[STATED TASK]: Skip the pictures, please, and write out exactly the lines from the opening of the data through the line containing "73, 72, 63, 65, 69]".

[MATERIAL PROVIDED]:
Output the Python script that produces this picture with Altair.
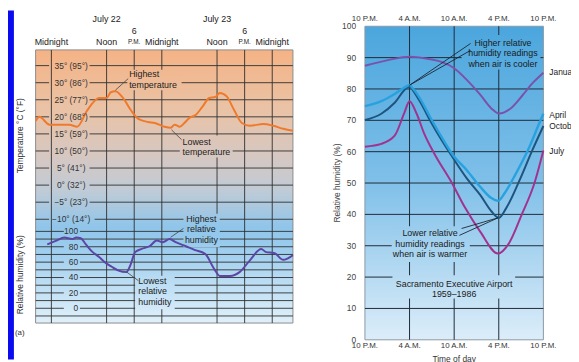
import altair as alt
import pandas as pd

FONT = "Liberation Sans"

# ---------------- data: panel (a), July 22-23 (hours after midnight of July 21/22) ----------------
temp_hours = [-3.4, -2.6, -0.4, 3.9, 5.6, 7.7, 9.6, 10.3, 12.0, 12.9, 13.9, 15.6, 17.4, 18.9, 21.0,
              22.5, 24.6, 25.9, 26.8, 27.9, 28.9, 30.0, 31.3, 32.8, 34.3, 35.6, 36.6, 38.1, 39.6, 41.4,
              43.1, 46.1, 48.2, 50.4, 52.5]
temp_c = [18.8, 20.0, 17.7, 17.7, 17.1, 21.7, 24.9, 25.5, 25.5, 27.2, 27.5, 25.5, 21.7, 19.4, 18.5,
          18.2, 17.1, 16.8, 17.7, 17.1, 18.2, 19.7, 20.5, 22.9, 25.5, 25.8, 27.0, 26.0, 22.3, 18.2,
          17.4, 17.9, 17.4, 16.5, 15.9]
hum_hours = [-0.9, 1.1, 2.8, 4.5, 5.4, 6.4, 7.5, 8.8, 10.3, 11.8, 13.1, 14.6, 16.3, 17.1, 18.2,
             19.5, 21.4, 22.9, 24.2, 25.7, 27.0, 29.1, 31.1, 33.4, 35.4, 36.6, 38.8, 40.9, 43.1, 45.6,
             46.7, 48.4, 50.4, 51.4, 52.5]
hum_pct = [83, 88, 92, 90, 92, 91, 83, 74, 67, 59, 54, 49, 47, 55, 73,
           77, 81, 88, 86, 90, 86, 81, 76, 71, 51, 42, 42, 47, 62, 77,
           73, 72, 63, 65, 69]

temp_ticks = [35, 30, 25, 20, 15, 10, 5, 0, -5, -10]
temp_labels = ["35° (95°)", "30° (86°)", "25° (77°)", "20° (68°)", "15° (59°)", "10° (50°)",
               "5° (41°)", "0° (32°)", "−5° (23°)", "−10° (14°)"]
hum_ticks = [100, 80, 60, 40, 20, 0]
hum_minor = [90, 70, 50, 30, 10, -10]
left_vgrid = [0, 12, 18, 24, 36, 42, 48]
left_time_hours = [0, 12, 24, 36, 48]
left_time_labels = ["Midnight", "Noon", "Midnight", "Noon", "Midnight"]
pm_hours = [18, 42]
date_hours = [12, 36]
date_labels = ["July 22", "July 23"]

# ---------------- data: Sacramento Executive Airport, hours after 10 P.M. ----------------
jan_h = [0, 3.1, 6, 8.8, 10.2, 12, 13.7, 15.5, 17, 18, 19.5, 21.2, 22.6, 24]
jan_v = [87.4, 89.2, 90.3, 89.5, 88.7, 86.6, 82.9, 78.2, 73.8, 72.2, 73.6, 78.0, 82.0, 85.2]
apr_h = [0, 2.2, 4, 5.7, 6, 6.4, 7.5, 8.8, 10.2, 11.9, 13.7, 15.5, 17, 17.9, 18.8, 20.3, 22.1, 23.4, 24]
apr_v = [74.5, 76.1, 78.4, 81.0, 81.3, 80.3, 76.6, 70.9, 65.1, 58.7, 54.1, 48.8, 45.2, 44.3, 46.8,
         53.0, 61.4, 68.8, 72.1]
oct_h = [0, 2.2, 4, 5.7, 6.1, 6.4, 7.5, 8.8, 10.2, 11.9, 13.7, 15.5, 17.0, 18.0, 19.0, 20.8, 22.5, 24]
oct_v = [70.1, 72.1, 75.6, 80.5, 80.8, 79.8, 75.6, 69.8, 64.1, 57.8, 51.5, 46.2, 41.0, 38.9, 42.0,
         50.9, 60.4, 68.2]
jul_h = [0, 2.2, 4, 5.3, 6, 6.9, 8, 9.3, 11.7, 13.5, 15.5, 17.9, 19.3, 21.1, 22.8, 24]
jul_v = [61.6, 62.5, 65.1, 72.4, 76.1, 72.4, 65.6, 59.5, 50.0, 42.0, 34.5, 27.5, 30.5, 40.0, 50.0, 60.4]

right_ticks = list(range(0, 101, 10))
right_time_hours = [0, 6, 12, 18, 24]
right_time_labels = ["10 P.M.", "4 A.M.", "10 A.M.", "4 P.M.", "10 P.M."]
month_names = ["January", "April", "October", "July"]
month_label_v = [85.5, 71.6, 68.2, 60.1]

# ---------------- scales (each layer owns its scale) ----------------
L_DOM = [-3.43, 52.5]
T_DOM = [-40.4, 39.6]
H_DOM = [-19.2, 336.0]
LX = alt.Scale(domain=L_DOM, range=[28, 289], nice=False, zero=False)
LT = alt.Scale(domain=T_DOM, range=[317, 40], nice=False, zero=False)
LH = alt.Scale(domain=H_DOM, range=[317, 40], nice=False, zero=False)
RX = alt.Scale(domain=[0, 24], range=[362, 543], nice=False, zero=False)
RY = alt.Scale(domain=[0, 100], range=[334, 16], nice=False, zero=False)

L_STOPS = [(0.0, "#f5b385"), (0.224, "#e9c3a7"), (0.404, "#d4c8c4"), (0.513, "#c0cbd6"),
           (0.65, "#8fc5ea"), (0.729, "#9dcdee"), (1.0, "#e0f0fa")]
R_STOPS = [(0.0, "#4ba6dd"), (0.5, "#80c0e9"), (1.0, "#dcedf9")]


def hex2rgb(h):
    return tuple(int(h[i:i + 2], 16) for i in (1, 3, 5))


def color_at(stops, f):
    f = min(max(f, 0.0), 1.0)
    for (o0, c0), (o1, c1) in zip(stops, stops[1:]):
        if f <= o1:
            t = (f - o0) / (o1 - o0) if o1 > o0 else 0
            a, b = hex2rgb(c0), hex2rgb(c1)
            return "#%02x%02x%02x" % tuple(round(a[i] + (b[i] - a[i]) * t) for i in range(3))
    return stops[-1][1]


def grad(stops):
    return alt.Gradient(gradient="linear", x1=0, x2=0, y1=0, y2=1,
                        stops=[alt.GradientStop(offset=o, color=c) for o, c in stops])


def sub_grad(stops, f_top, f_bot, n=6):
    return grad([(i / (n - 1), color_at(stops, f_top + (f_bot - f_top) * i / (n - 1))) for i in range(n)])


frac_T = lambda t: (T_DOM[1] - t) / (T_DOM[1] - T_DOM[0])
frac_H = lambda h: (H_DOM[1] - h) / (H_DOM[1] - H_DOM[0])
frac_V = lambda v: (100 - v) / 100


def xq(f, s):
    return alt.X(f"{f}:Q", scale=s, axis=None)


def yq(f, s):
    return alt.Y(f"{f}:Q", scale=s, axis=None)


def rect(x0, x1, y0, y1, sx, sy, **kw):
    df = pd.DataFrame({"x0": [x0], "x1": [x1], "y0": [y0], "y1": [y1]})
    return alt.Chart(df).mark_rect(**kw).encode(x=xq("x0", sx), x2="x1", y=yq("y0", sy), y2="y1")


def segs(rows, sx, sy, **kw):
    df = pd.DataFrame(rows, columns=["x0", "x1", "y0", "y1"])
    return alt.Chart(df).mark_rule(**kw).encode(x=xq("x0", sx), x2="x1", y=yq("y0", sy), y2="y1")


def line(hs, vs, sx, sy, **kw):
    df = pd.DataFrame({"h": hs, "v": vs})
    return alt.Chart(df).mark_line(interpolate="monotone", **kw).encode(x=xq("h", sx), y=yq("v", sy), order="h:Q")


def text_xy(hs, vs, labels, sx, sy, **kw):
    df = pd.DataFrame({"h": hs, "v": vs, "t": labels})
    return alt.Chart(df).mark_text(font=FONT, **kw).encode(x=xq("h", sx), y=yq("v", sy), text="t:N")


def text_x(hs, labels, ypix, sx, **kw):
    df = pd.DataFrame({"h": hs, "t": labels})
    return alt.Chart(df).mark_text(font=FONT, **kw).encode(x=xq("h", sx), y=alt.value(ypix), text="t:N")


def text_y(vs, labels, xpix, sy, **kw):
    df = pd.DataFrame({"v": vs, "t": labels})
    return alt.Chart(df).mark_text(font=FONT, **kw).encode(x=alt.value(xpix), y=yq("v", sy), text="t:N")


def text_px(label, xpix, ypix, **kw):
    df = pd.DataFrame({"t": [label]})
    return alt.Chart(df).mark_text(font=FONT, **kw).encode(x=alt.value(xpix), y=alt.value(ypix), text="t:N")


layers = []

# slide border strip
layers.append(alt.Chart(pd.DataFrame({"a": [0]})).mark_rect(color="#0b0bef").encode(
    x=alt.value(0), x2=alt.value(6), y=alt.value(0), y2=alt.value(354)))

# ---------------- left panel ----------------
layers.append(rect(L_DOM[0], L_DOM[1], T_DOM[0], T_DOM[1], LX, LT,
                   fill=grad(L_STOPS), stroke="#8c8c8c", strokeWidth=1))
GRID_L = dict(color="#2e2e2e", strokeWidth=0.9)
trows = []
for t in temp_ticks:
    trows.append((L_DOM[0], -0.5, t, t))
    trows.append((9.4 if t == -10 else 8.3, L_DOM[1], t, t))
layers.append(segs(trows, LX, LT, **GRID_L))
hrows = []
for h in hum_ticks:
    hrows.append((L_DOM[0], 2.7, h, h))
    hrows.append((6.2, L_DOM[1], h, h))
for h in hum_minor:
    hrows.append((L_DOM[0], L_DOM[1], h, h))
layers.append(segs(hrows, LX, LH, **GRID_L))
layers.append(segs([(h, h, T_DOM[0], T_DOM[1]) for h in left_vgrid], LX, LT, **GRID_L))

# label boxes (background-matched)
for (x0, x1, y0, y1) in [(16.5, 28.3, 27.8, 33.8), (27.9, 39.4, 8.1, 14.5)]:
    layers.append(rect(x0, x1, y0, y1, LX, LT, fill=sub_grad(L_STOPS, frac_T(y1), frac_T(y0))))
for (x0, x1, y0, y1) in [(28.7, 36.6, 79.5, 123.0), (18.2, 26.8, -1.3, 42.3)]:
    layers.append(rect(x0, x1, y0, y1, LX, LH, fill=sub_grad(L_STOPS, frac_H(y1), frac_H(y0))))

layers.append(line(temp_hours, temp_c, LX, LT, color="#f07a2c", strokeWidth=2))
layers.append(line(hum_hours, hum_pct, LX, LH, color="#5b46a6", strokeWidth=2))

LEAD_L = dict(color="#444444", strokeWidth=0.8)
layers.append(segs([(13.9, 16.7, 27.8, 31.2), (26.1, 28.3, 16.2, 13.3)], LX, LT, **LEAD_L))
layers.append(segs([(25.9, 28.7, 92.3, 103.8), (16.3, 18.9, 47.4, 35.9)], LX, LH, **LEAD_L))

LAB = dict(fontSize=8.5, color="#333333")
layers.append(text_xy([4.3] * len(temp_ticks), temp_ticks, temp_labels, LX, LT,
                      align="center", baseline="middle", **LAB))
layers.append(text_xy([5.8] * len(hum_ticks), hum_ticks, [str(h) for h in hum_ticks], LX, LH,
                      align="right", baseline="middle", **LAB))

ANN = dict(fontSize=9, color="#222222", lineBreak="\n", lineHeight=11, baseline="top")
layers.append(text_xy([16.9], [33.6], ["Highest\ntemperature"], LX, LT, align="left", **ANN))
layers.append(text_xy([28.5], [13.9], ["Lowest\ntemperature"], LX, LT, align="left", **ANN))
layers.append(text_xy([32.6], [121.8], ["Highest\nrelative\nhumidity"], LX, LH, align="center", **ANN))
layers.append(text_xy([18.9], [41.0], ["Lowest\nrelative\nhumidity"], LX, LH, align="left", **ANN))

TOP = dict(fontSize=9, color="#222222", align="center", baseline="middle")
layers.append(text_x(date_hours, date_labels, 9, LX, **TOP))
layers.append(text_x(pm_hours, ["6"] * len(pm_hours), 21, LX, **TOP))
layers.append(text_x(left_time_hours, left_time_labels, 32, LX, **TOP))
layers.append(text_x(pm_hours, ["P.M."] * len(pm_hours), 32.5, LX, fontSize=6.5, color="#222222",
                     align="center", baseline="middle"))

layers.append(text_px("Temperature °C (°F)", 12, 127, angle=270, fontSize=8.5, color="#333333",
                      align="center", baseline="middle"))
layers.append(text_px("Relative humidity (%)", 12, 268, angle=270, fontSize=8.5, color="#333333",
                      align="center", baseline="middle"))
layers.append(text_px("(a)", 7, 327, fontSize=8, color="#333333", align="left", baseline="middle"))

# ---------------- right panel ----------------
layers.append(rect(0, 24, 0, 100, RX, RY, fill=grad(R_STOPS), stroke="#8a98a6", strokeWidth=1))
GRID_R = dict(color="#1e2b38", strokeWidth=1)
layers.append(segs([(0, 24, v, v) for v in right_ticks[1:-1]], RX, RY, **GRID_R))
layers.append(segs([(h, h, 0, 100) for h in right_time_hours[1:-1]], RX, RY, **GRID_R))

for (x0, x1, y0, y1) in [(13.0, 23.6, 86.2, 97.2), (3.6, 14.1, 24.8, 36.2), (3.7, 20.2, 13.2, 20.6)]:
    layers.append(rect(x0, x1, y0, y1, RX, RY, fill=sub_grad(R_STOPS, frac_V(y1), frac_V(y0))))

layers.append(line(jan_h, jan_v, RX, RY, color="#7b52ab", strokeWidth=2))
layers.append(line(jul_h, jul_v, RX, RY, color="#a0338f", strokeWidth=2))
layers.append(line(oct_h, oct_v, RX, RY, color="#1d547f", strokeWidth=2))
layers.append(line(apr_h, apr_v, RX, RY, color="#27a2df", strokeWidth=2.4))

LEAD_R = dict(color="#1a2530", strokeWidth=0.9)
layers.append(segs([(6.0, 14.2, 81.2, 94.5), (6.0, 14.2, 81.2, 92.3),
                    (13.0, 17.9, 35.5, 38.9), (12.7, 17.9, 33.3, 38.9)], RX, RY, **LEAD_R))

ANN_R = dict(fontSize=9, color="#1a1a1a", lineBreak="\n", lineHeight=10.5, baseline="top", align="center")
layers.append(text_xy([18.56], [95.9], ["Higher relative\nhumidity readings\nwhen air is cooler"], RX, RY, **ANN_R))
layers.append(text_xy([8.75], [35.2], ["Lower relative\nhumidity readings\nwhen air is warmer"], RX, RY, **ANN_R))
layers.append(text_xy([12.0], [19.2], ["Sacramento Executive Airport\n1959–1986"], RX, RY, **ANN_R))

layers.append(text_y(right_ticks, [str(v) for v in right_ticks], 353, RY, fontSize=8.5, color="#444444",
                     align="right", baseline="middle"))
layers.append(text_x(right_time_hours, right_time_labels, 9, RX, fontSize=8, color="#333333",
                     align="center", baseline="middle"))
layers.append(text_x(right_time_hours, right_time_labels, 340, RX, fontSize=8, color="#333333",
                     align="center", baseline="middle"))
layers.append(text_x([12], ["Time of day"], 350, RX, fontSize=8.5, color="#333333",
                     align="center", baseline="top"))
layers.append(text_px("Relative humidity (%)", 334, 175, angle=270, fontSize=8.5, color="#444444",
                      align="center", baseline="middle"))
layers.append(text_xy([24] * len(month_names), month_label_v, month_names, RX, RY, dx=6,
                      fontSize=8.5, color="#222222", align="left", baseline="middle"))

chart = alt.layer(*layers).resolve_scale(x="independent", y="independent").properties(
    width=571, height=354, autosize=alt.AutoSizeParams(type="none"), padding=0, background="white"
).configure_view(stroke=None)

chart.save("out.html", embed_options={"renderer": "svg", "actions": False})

[SOLUTION]:
Output the Python script that produces this picture with Altair.
import altair as alt
import pandas as pd

FONT = "Liberation Sans"

# ---------------- data: panel (a), July 22-23 (hours after midnight of July 21/22) ----------------
temp_hours = [-3.4, -2.6, -0.4, 3.9, 5.6, 7.7, 9.6, 10.3, 12.0, 12.9, 13.9, 15.6, 17.4, 18.9, 21.0,
              22.5, 24.6, 25.9, 26.8, 27.9, 28.9, 30.0, 31.3, 32.8, 34.3, 35.6, 36.6, 38.1, 39.6, 41.4,
              43.1, 46.1, 48.2, 50.4, 52.5]
temp_c = [18.8, 20.0, 17.7, 17.7, 17.1, 21.7, 24.9, 25.5, 25.5, 27.2, 27.5, 25.5, 21.7, 19.4, 18.5,
          18.2, 17.1, 16.8, 17.7, 17.1, 18.2, 19.7, 20.5, 22.9, 25.5, 25.8, 27.0, 26.0, 22.3, 18.2,
          17.4, 17.9, 17.4, 16.5, 15.9]
hum_hours = [-0.9, 1.1, 2.8, 4.5, 5.4, 6.4, 7.5, 8.8, 10.3, 11.8, 13.1, 14.6, 16.3, 17.1, 18.2,
             19.5, 21.4, 22.9, 24.2, 25.7, 27.0, 29.1, 31.1, 33.4, 35.4, 36.6, 38.8, 40.9, 43.1, 45.6,
             46.7, 48.4, 50.4, 51.4, 52.5]
hum_pct = [83, 88, 92, 90, 92, 91, 83, 74, 67, 59, 54, 49, 47, 55, 73,
           77, 81, 88, 86, 90, 86, 81, 76, 71, 51, 42, 42, 47, 62, 77,
           73, 72, 63, 65, 69]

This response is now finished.